● **Exercise directions**
Give the number of lines that include the string "code", nothing more.

● **Data shown**
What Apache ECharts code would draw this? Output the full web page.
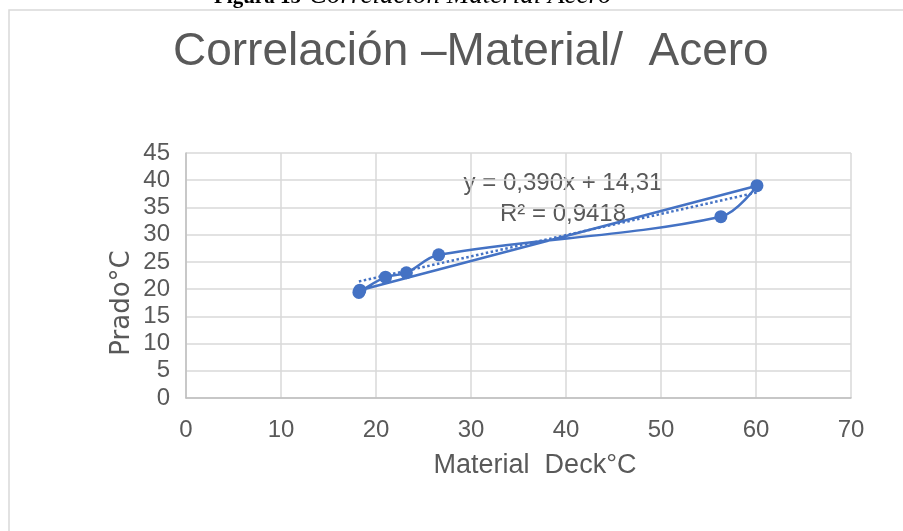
<!DOCTYPE html>
<html>
<head>
<meta charset="utf-8">
<script src="https://cdn.jsdelivr.net/npm/echarts@6/dist/echarts.min.js"></script>
<style>
html,body{margin:0;padding:0;background:#fff;}
#chart{width:903px;height:531px;}
</style>
</head>
<body>
<div id="chart"></div>
<script>
// Data (series order as drawn in the reference)
const materialDeck = [18.2, 21.0, 23.2, 26.6, 56.3, 60.1, 18.3];
const prado        = [19.4, 22.2, 23.0, 26.3, 33.3, 39.0, 19.8];
const trendSlope = 0.390;
const trendIntercept = 14.31;
const xTicks = [0, 10, 20, 30, 40, 50, 60, 70];
const yTicks = [0, 5, 10, 15, 20, 25, 30, 35, 40, 45];
const titleText = 'Correlación –Material/  Acero';
const xName = 'Material  Deck°C';
const yName = 'Prado°C';
const eqText = 'y = 0,390x + 14,31';
const r2Text = 'R² = 0,9418';
const figLabel = 'Figura 15';
const figCaption = 'Correlación Material Acero';

const points = materialDeck.map((x, i) => [x, prado[i]]);
const xMin = Math.min(...materialDeck), xMax = Math.max(...materialDeck);
const trend = [[xMin, trendSlope * xMin + trendIntercept], [xMax, trendSlope * xMax + trendIntercept]];

const chart = echarts.init(document.getElementById('chart'));
const textColor = '#595959';
const blue = '#4472C4';
chart.setOption({
  animation: false,
  backgroundColor: '#fff',
  title: {
    text: titleText, left: 168, top: 24,
    textStyle: {fontFamily: 'Liberation Sans', fontWeight: 'normal', fontSize: 46, color: textColor}
  },
  grid: {left: 186, right: 52, top: 153, bottom: 133},
  xAxis: {
    type: 'value', min: xTicks[0], max: xTicks[xTicks.length-1], interval: 10,
    axisLine: {show: true, lineStyle: {color: '#bfbfbf', width: 1.5}},
    axisTick: {show: false},
    axisLabel: {fontFamily: 'Liberation Sans', fontSize: 24, color: textColor, margin: 20},
    splitLine: {show: true, lineStyle: {color: '#d9d9d9', width: 1.5}}
  },
  yAxis: {
    type: 'value', min: yTicks[0], max: yTicks[yTicks.length-1], interval: 5,
    axisLine: {show: true, lineStyle: {color: '#bfbfbf', width: 1.5}},
    axisTick: {show: false},
    axisLabel: {fontFamily: 'Liberation Sans', fontSize: 24, color: textColor, margin: 16},
    splitLine: {show: true, lineStyle: {color: '#d9d9d9', width: 1.5}}
  },
  series: [
    {
      type: 'line', data: points, smooth: 0.35,
      symbol: 'circle', symbolSize: 13,
      lineStyle: {color: blue, width: 2.5},
      itemStyle: {color: blue},
      z: 3
    },
    {
      type: 'line', data: trend, symbol: 'none',
      lineStyle: {color: blue, width: 2.5, type: [2.5, 2.5]},
      z: 2
    }
  ],
  graphic: [
    {type: 'rect', shape: {x: 9, y: 10, width: 900, height: 530}, style: {fill: 'none', stroke: '#d9d9d9', lineWidth: 1.5}, silent: true},
    {type: 'text', x: 214, y: 8, style: {text: figLabel, font: 'bold 21px "Liberation Serif"', fill: '#000', textVerticalAlign: 'bottom'}},
    {type: 'text', x: 309, y: 9, style: {text: figCaption, font: 'italic 27px "Liberation Serif"', fill: '#000', textVerticalAlign: 'bottom'}},
    {type: 'text', x: 535, y: 466, style: {text: xName, font: '27px "Liberation Sans"', fill: textColor, textAlign: 'center', textVerticalAlign: 'middle'}},
    {type: 'text', x: 122, y: 303, rotation: Math.PI / 2, style: {text: yName, font: '26px "DejaVu Sans"', fill: textColor, textAlign: 'center', textVerticalAlign: 'middle'}},
    {type: 'text', x: 563, y: 183, style: {text: eqText, font: '24px "Liberation Sans"', fill: textColor, textAlign: 'center', textVerticalAlign: 'middle'}},
    {type: 'text', x: 563, y: 214, style: {text: r2Text, font: '24px "Liberation Sans"', fill: textColor, textAlign: 'center', textVerticalAlign: 'middle'}}
  ]
});
</script>
</body>
</html>
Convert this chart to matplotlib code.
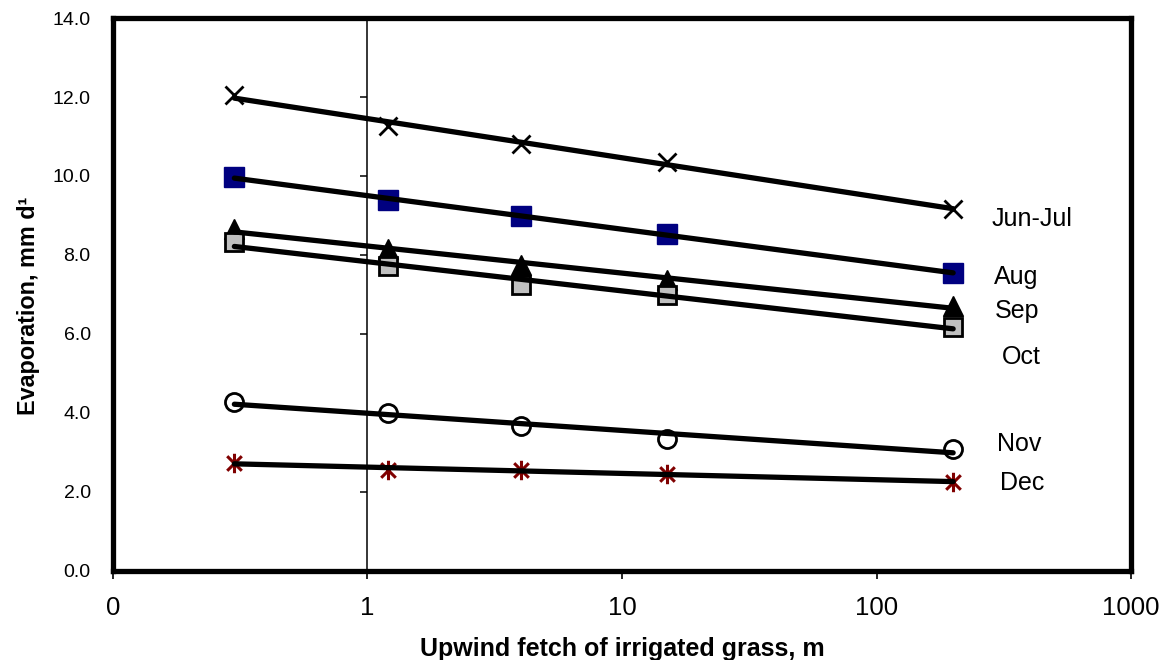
import numpy as np
import matplotlib
matplotlib.use('Agg')
import matplotlib.pyplot as plt
from matplotlib.path import Path
from matplotlib import markers

plt.rcParams['font.family'] = ['Liberation Sans', 'DejaVu Sans']

# upwind fetch (m) and evaporation (mm/d)
fetch = [0.3, 1.2, 4, 15, 200]
jun_jul = [12.05, 11.27, 10.82, 10.35, 9.17]
aug = [9.97, 9.39, 8.99, 8.53, 7.54]
sep = [8.66, 8.15, 7.75, 7.37, 6.71]
oct_ = [8.33, 7.72, 7.24, 6.99, 6.18]
nov = [4.28, 4.00, 3.67, 3.34, 3.09]
dec = [2.73, 2.56, 2.56, 2.46, 2.25]

series_names = ['Jun-Jul', 'Aug', 'Sep', 'Oct', 'Nov', 'Dec']
label_x = [408, 353, 357, 370, 365, 372]
label_y = [8.91, 7.44, 6.58, 5.42, 3.22, 2.23]

xtick_vals = [0.1, 1, 10, 100, 1000]
xtick_labels = ['0', '1', '10', '100', '1000']
ytick_vals = [0, 2, 4, 6, 8, 10, 12, 14]

# excel-like star: vertical bar plus an x
star = Path([(0, -1), (0, 1), (-0.75, -0.75), (0.75, 0.75), (-0.75, 0.75), (0.75, -0.75)],
            [Path.MOVETO, Path.LINETO, Path.MOVETO, Path.LINETO, Path.MOVETO, Path.LINETO])

styles = [
   dict(marker='x', ms=13, mfc='black', mec='black', mew=2),
   dict(marker='s', ms=14, mfc='#000080', mec='#000080', mew=1),
   dict(marker='^', ms=14, mfc='black', mec='black', mew=1),
   dict(marker='s', ms=13, mfc='#c0c0c0', mec='black', mew=2),
   dict(marker='o', ms=13, mfc='white', mec='black', mew=2),
   dict(marker=star, ms=14, mfc='#800000', mec='#800000', mew=2.2),
]

fig = plt.figure(figsize=(11.64, 6.6), dpi=100)
ax = fig.add_axes([0.097, 0.135, 0.8747, 0.8377])
ax.set_xscale('log')
ax.set_xlim(0.1, 1000)
ax.set_ylim(0, 14)

xs = np.array(fetch)
for name, ys, st in zip(series_names, [jun_jul, aug, sep, oct_, nov, dec], styles):
   ax.plot(xs, ys, linestyle='none', zorder=3, **st)
   # logarithmic trend line, drawn over the markers like excel does
   a, b = np.polyfit(np.log(xs), ys, 1)
   ax.plot([xs[0], xs[-1]], a*np.log([xs[0], xs[-1]]) + b, color='black', lw=3.8,
           solid_capstyle='round', zorder=4)

for name, lx, ly in zip(series_names, label_x, label_y):
   ax.text(lx, ly, name, ha='center', va='center', fontsize=18)

# the y axis crosses at x=1
ax.axvline(1, color='black', lw=1.1, zorder=2)
ax.plot([1]*6, ytick_vals[1:7], linestyle='none', marker=markers.TICKLEFT,
        ms=5, mew=1.1, color='black', zorder=2)

for s in ax.spines.values():
   s.set_linewidth(3.8)

ax.set_xticks(xtick_vals)
ax.set_xticklabels(xtick_labels)
ax.xaxis.set_minor_locator(plt.NullLocator())
ax.tick_params(axis='x', direction='out', length=6, width=1.2, labelsize=18.5, pad=12)
ax.set_yticks(ytick_vals)
ax.set_yticklabels(['%.1f' % v for v in ytick_vals])
ax.tick_params(axis='y', length=0, labelsize=14, pad=16)

ax.set_xlabel('Upwind fetch of irrigated grass, m', fontsize=18, fontweight='bold', labelpad=12)
ax.set_ylabel('Evaporation, mm d¹', fontsize=16.8, fontweight='bold', labelpad=9, y=0.479)

fig.savefig('out.png', dpi=100)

● **Exercise output**
2